======== Exercise material ========
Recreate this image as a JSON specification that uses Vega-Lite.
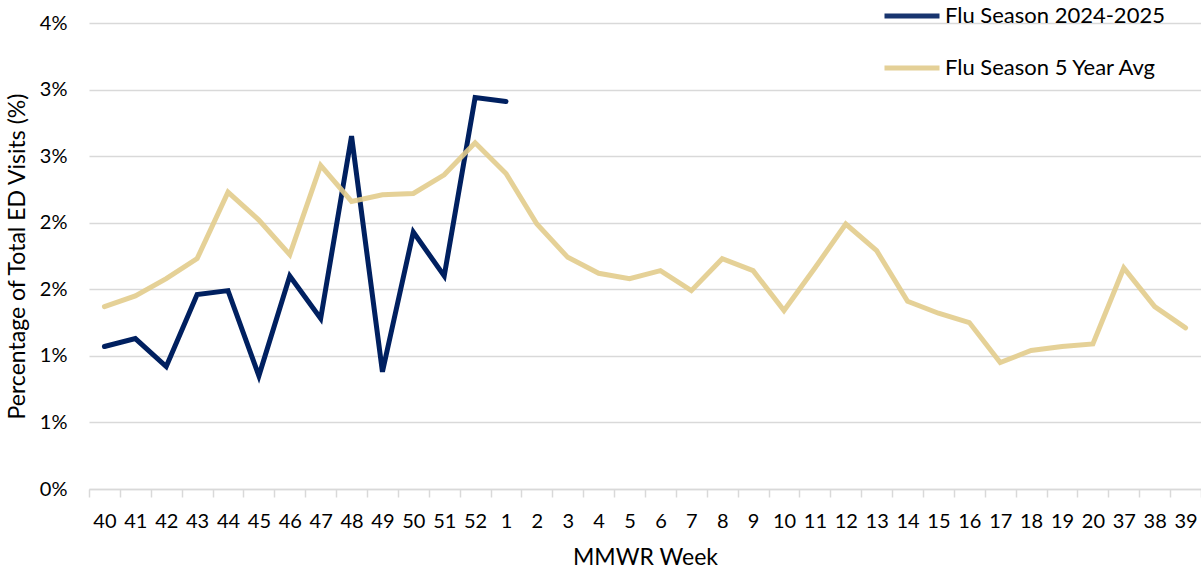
{
  "$schema": "https://vega.github.io/schema/vega-lite/v6.json",
  "width": 1112,
  "height": 466,
  "autosize": "none",
  "padding": {"left": 89, "top": 23, "right": 0, "bottom": 84},
  "background": "white",
  "config": {
    "view": {"stroke": null},
    "font": "Lato",
    "axis": {"labelFont": "Lato", "titleFont": "Lato", "labelColor": "#000000", "titleColor": "#000000", "titleFontWeight": "normal"}
  },
  "data": {
    "values": [
      {"week": "40", "series": "Flu Season 2024-2025", "value": 1.07},
      {"week": "41", "series": "Flu Season 2024-2025", "value": 1.13},
      {"week": "42", "series": "Flu Season 2024-2025", "value": 0.92},
      {"week": "43", "series": "Flu Season 2024-2025", "value": 1.46},
      {"week": "44", "series": "Flu Season 2024-2025", "value": 1.49},
      {"week": "45", "series": "Flu Season 2024-2025", "value": 0.85},
      {"week": "46", "series": "Flu Season 2024-2025", "value": 1.60},
      {"week": "47", "series": "Flu Season 2024-2025", "value": 1.28},
      {"week": "48", "series": "Flu Season 2024-2025", "value": 2.65},
      {"week": "49", "series": "Flu Season 2024-2025", "value": 0.88},
      {"week": "50", "series": "Flu Season 2024-2025", "value": 1.93},
      {"week": "51", "series": "Flu Season 2024-2025", "value": 1.60},
      {"week": "52", "series": "Flu Season 2024-2025", "value": 2.94},
      {"week": "1", "series": "Flu Season 2024-2025", "value": 2.91},
      {"week": "40", "series": "Flu Season 5 Year Avg", "value": 1.37},
      {"week": "41", "series": "Flu Season 5 Year Avg", "value": 1.45},
      {"week": "42", "series": "Flu Season 5 Year Avg", "value": 1.58},
      {"week": "43", "series": "Flu Season 5 Year Avg", "value": 1.73},
      {"week": "44", "series": "Flu Season 5 Year Avg", "value": 2.23},
      {"week": "45", "series": "Flu Season 5 Year Avg", "value": 2.02},
      {"week": "46", "series": "Flu Season 5 Year Avg", "value": 1.76},
      {"week": "47", "series": "Flu Season 5 Year Avg", "value": 2.43},
      {"week": "48", "series": "Flu Season 5 Year Avg", "value": 2.16},
      {"week": "49", "series": "Flu Season 5 Year Avg", "value": 2.21},
      {"week": "50", "series": "Flu Season 5 Year Avg", "value": 2.22},
      {"week": "51", "series": "Flu Season 5 Year Avg", "value": 2.36},
      {"week": "52", "series": "Flu Season 5 Year Avg", "value": 2.60},
      {"week": "1", "series": "Flu Season 5 Year Avg", "value": 2.37},
      {"week": "2", "series": "Flu Season 5 Year Avg", "value": 1.99},
      {"week": "3", "series": "Flu Season 5 Year Avg", "value": 1.74},
      {"week": "4", "series": "Flu Season 5 Year Avg", "value": 1.62},
      {"week": "5", "series": "Flu Season 5 Year Avg", "value": 1.58},
      {"week": "6", "series": "Flu Season 5 Year Avg", "value": 1.64},
      {"week": "7", "series": "Flu Season 5 Year Avg", "value": 1.49},
      {"week": "8", "series": "Flu Season 5 Year Avg", "value": 1.73},
      {"week": "9", "series": "Flu Season 5 Year Avg", "value": 1.64},
      {"week": "10", "series": "Flu Season 5 Year Avg", "value": 1.34},
      {"week": "11", "series": "Flu Season 5 Year Avg", "value": 1.66},
      {"week": "12", "series": "Flu Season 5 Year Avg", "value": 1.99},
      {"week": "13", "series": "Flu Season 5 Year Avg", "value": 1.79},
      {"week": "14", "series": "Flu Season 5 Year Avg", "value": 1.41},
      {"week": "15", "series": "Flu Season 5 Year Avg", "value": 1.32},
      {"week": "16", "series": "Flu Season 5 Year Avg", "value": 1.25},
      {"week": "17", "series": "Flu Season 5 Year Avg", "value": 0.95},
      {"week": "18", "series": "Flu Season 5 Year Avg", "value": 1.04},
      {"week": "19", "series": "Flu Season 5 Year Avg", "value": 1.07},
      {"week": "20", "series": "Flu Season 5 Year Avg", "value": 1.09},
      {"week": "37", "series": "Flu Season 5 Year Avg", "value": 1.66},
      {"week": "38", "series": "Flu Season 5 Year Avg", "value": 1.37},
      {"week": "39", "series": "Flu Season 5 Year Avg", "value": 1.21}
    ]
  },
  "encoding": {
    "x": {
      "field": "week",
      "type": "ordinal",
      "title": "MMWR Week",
      "scale": {
        "domain": ["40","41","42","43","44","45","46","47","48","49","50","51","52","1","2","3","4","5","6","7","8","9","10","11","12","13","14","15","16","17","18","19","20","37","38","39"],
        "paddingInner": 0, "paddingOuter": 0
      },
      "axis": {
        "labelAngle": 0, "labelFontSize": 20, "labelPadding": 14,
        "titleFontSize": 23, "titlePadding": 15,
        "domainColor": "#D9D9D9", "domainWidth": 1.5,
        "tickColor": "#D9D9D9", "tickWidth": 1.5, "tickSize": 8, "tickBand": "extent",
        "grid": false
      }
    },
    "y": {
      "field": "value",
      "type": "quantitative",
      "title": "Percentage of Total ED Visits (%)",
      "scale": {"domain": [0, 3.5], "nice": false},
      "axis": {
        "values": [0, 0.5, 1, 1.5, 2, 2.5, 3, 3.5],
        "labelExpr": "format(round(datum.value), 'd') + '%'",
        "labelFontSize": 20, "labelPadding": 22,
        "titleFontSize": 23, "titlePadding": 10,
        "domain": false, "ticks": false,
        "gridColor": "#D9D9D9", "gridWidth": 1.5
      }
    },
    "color": {
      "field": "series",
      "type": "nominal",
      "scale": {"domain": ["Flu Season 2024-2025", "Flu Season 5 Year Avg"], "range": ["#002060", "#E2CC8C"]},
      "legend": {
        "title": null,
        "orient": "none",
        "legendX": 793,
        "legendY": -37,
        "symbolType": "stroke",
        "symbolSize": 3025,
        "symbolStrokeWidth": 5,
        "labelFontSize": 22,
        "labelFont": "Lato",
        "labelColor": "#000000",
        "labelOffset": 3,
        "labelLimit": 0,
        "rowPadding": 11
      }
    }
  },
  "layer": [
    {
      "transform": [{"filter": "datum.series === 'Flu Season 2024-2025'"}],
      "mark": {"type": "line", "strokeWidth": 5, "strokeCap": "round"}
    },
    {
      "transform": [{"filter": "datum.series === 'Flu Season 5 Year Avg'"}],
      "mark": {"type": "line", "strokeWidth": 5, "strokeCap": "round", "opacity": 0.9}
    }
  ]
}
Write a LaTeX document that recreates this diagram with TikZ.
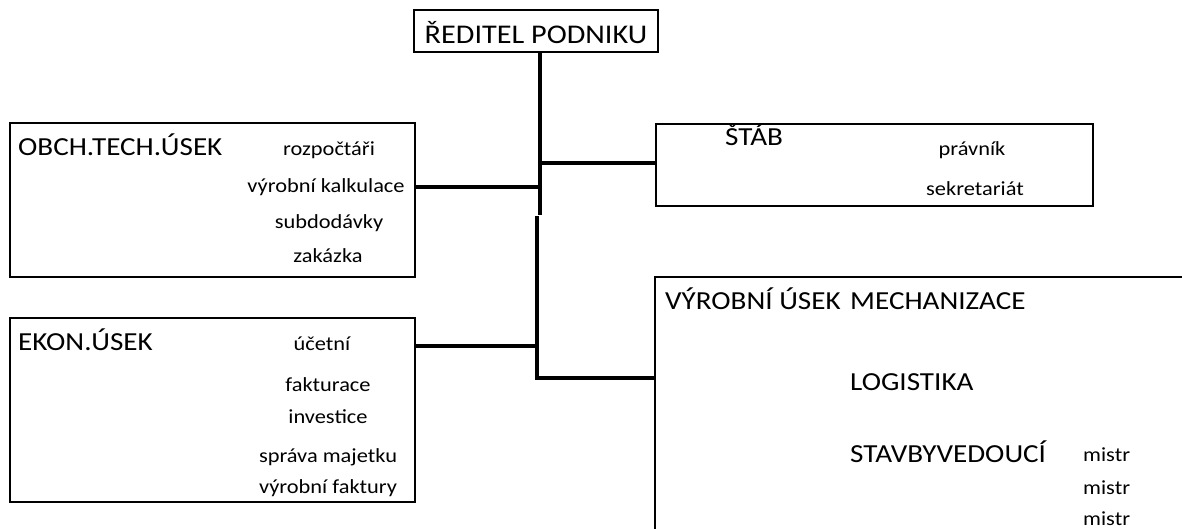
\documentclass[tikz,border=0pt]{standalone}
\usepackage{fontspec}
\setmainfont{Carlito}[FakeStretch=1.12]
\begin{document}
\begin{tikzpicture}[x=1pt,y=-1pt,
  box/.style={draw,line width=2.8pt,inner sep=0pt},
  conn/.style={line width=3.6pt},
  head/.style={font=\fontsize{26}{30}\selectfont,inner sep=0pt,anchor=base west},
  title/.style={font=\fontsize{27}{31}\selectfont,inner sep=0pt,anchor=base},
  item/.style={font=\fontsize{20}{24}\selectfont,inner sep=0pt,anchor=base},
  itemw/.style={font=\fontsize{20}{24}\selectfont,inner sep=0pt,anchor=base west}]
\useasboundingbox (0,0) rectangle (1182,528);
\clip (0,0) rectangle (1182,528);
% boxes
\node[box,minimum width=244pt,minimum height=42pt] (ceo) at (536,31) {};
\node[box,minimum width=405pt,minimum height=154pt] (obch) at (212.5,200) {};
\node[box,minimum width=405pt,minimum height=184pt] (ekon) at (212.5,410) {};
\node[box,minimum width=437pt,minimum height=82pt] (stab) at (874.5,165) {};
\node[box,minimum width=600pt,minimum height=400pt] (vyr) at (955,477) {};
% texts
\node[title] (ceot) at (536,43) {ŘEDITEL PODNIKU};
\node[head] (obcht) at (18,155) {OBCH.TECH.ÚSEK};
\node[item] (o1) at (329,155) {rozpočtáři};
\node[item] (o2) at (326,192) {výrobní kalkulace};
\node[item] (o3) at (329,228) {subdodávky};
\node[item] (o4) at (328,262) {zakázka};
\node[head] (ekont) at (18,350) {EKON.ÚSEK};
\node[item] (e1) at (322,350) {účetní};
\node[item] (e2) at (328,391) {fakturace};
\node[item] (e3) at (328,423) {investice};
\node[item] (e4) at (328,462) {správa majetku};
\node[item] (e5) at (328,493) {výrobní faktury};
\node[head] (stabt) at (725,145) {ŠTÁB};
\node[item] (s1) at (972,155) {právník};
\node[item] (s2) at (975,195) {sekretariát};
\node[head] (vyrt) at (665,309) {VÝROBNÍ ÚSEK};
\node[head] (v1) at (850,309) {MECHANIZACE};
\node[head] (v2) at (850,390) {LOGISTIKA};
\node[head] (v3) at (850,462) {STAVBYVEDOUCÍ};
\node[itemw] (m1) at (1083,461) {mistr};
\node[itemw] (m2) at (1083,494) {mistr};
\node[itemw] (m3) at (1083,525) {mistr};
% junction points
\coordinate (jtop) at (540,215);
\coordinate (jo) at (540,187);
\coordinate (js) at (540,163);
\coordinate (jbot) at (537,216);
\coordinate (je) at (537,346);
\coordinate (jvyr) at (537,378);
% connectors
\draw[conn] (ceo.south -| jtop) -- (jtop);
\draw[conn] (obch.east |- jo) -- (jo);
\draw[conn] (js) -- (stab.west |- js);
\draw[conn] (ekon.east |- je) -- (je);
\draw[conn] (jbot) -- (jvyr) -- (vyr.west |- jvyr);
\end{tikzpicture}
\end{document}
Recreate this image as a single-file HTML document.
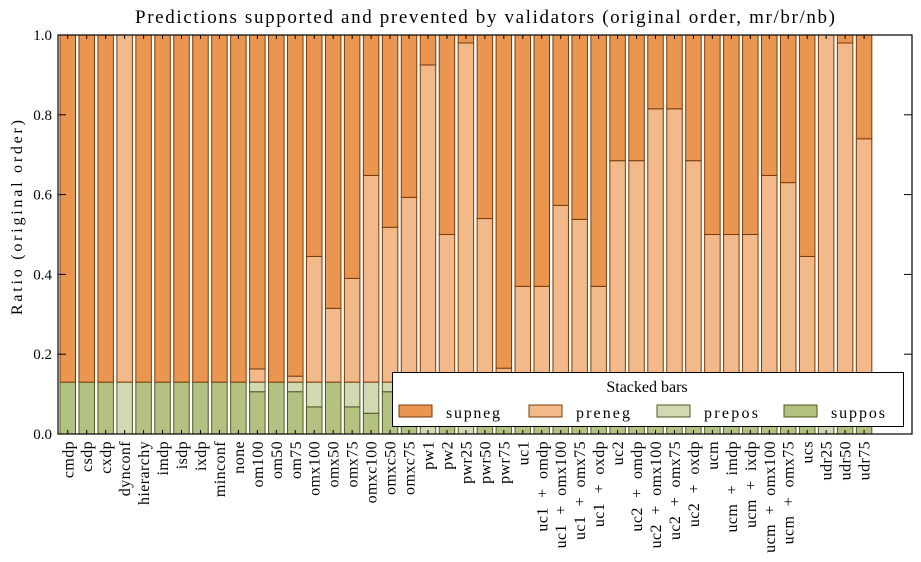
<!DOCTYPE html>
<html><head><meta charset="utf-8"><style>
html,body{margin:0;padding:0;background:#fff;width:921px;height:562px;overflow:hidden}
svg text{font-family:"Liberation Serif","DejaVu Serif",serif;fill:#000}
</style></head><body>
<svg id="s" width="921" height="562" xmlns="http://www.w3.org/2000/svg"></svg>
<script>
const s=document.getElementById('s');
const names=["cmdp","csdp","cxdp","dynconf","hierarchy","imdp","isdp","ixdp","minconf","none","om100","om50","om75","omx100","omx50","omx75","omxc100","omxc50","omxc75","pw1","pw2","pwr25","pwr50","pwr75","uc1","uc1 + omdp","uc1 + omx100","uc1 + omx75","uc1 + oxdp","uc2","uc2 + omdp","uc2 + omx100","uc2 + omx75","uc2 + oxdp","ucm","ucm + imdp","ucm + ixdp","ucm + omx100","ucm + omx75","ucs","udr25","udr50","udr75"];
const d={};
names.forEach(n=>d[n]=[.13,.13,.13]);
d.dynconf=[0,.13,1];
d.om100=[.106,.13,.163];d.om75=[.106,.13,.145];
d.omx100=[.068,.13,.445];d.omx50=[.13,.13,.315];d.omx75=[.068,.13,.39];
d.omxc100=[.052,.13,.648];d.omxc50=[.106,.13,.518];d.omxc75=[.13,.13,.593];
const pn={pw1:.925,pw2:.5,pwr25:.98,pwr50:.54,pwr75:.165,uc1:.37,"uc1 + omdp":.37,"uc1 + omx100":.573,"uc1 + omx75":.538,"uc1 + oxdp":.37,uc2:.685,"uc2 + omdp":.685,"uc2 + omx100":.815,"uc2 + omx75":.815,"uc2 + oxdp":.685,ucm:.5,"ucm + imdp":.5,"ucm + ixdp":.5,"ucm + omx100":.648,"ucm + omx75":.63,ucs:.445,udr25:1,udr50:.98,udr75:.74};
for(const k in pn)d[k]=[.13,.13,pn[k]];
d.pw1=[0,.13,.925];d.pwr25=[0,.13,.98];d.udr25=[0,.13,1];
const Y=v=>434-399*v;
let h='';
const cols=[["#b3c281","#4c5a22"],["#d1d9b2","#4c5a22"],["#f2b98a","#7a3a05"],["#eb9650","#7a3a05"]];
names.forEach((n,i)=>{
 const x=60+18.96*i,w=15.5;
 const v=[0,...d[n],1];
 for(let k=0;k<4;k++){
  const a=v[k],b=v[k+1]; if(b-a<=0.0001)continue;
  h+=`<rect x="${x}" y="${Y(b)}" width="${w}" height="${Y(a)-Y(b)}" fill="${cols[k][0]}" stroke="${cols[k][1]}" stroke-width="1"/>`;
 }
 const c=x+w/2;
 h+=`<line x1="${c}" y1="434" x2="${c}" y2="430" stroke="#000"/><line x1="${c}" y1="35" x2="${c}" y2="39" stroke="#000"/>`;
 h+=`<text transform="translate(${c+5.5},441) rotate(-90)" text-anchor="end" font-size="16" letter-spacing="0.4" word-spacing="5">${n}</text>`;
});
for(let t=0;t<=5;t++){
 const y=Y(t*.2);
 h+=`<line x1="58" y1="${y}" x2="66" y2="${y}" stroke="#000"/><line x1="912" y1="${y}" x2="904" y2="${y}" stroke="#000"/>`;
 h+=`<text x="52" y="${y+5}" text-anchor="end" font-size="15">${(t*.2).toFixed(1)}</text>`;
}
h+=`<rect x="58" y="35" width="854" height="399" fill="none" stroke="#000" stroke-width="1.2"/>`;
h+=`<text x="135" y="23" font-size="19" textLength="700" lengthAdjust="spacing">Predictions supported and prevented by validators (original order, mr/br/nb)</text>`;
h+=`<text transform="translate(22,315) rotate(-90)" font-size="16" textLength="195" lengthAdjust="spacing">Ratio (original order)</text>`;
h+=`<rect x="392.5" y="372.5" width="511" height="54" fill="#fff" stroke="#000" stroke-width="1"/>`;
h+=`<text x="647" y="392" text-anchor="middle" font-size="16">Stacked bars</text>`;
const L=[["supneg",399,"#eb9650","#7a3a05"],["preneg",529,"#f2b98a","#7a3a05"],["prepos",657,"#d1d9b2","#4c5a22"],["suppos",784,"#b3c281","#4c5a22"]];
L.forEach(([n,x,f,e])=>{
 h+=`<rect x="${x}" y="405" width="33" height="12" fill="${f}" stroke="${e}"/>`;
 h+=`<text x="${x+47}" y="418" font-size="16" textLength="54" lengthAdjust="spacing">${n}</text>`;
});
s.innerHTML=h;
</script>
</body></html>
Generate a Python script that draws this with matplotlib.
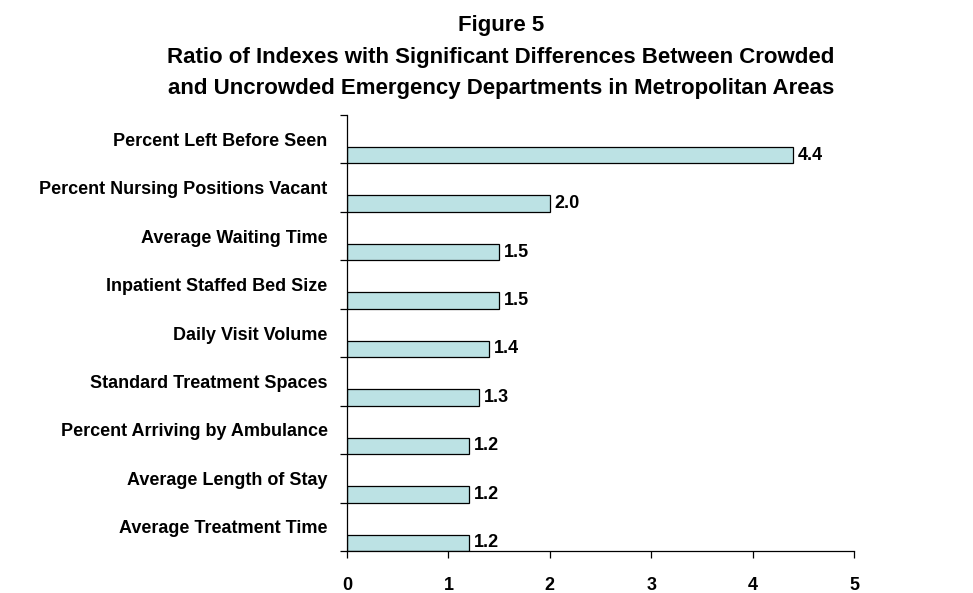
========
Scan the lines for the string "with". Copy out each line that matches.

Write a LaTeX document that recreates this diagram with TikZ.
Generate a Python script that draws this with matplotlib.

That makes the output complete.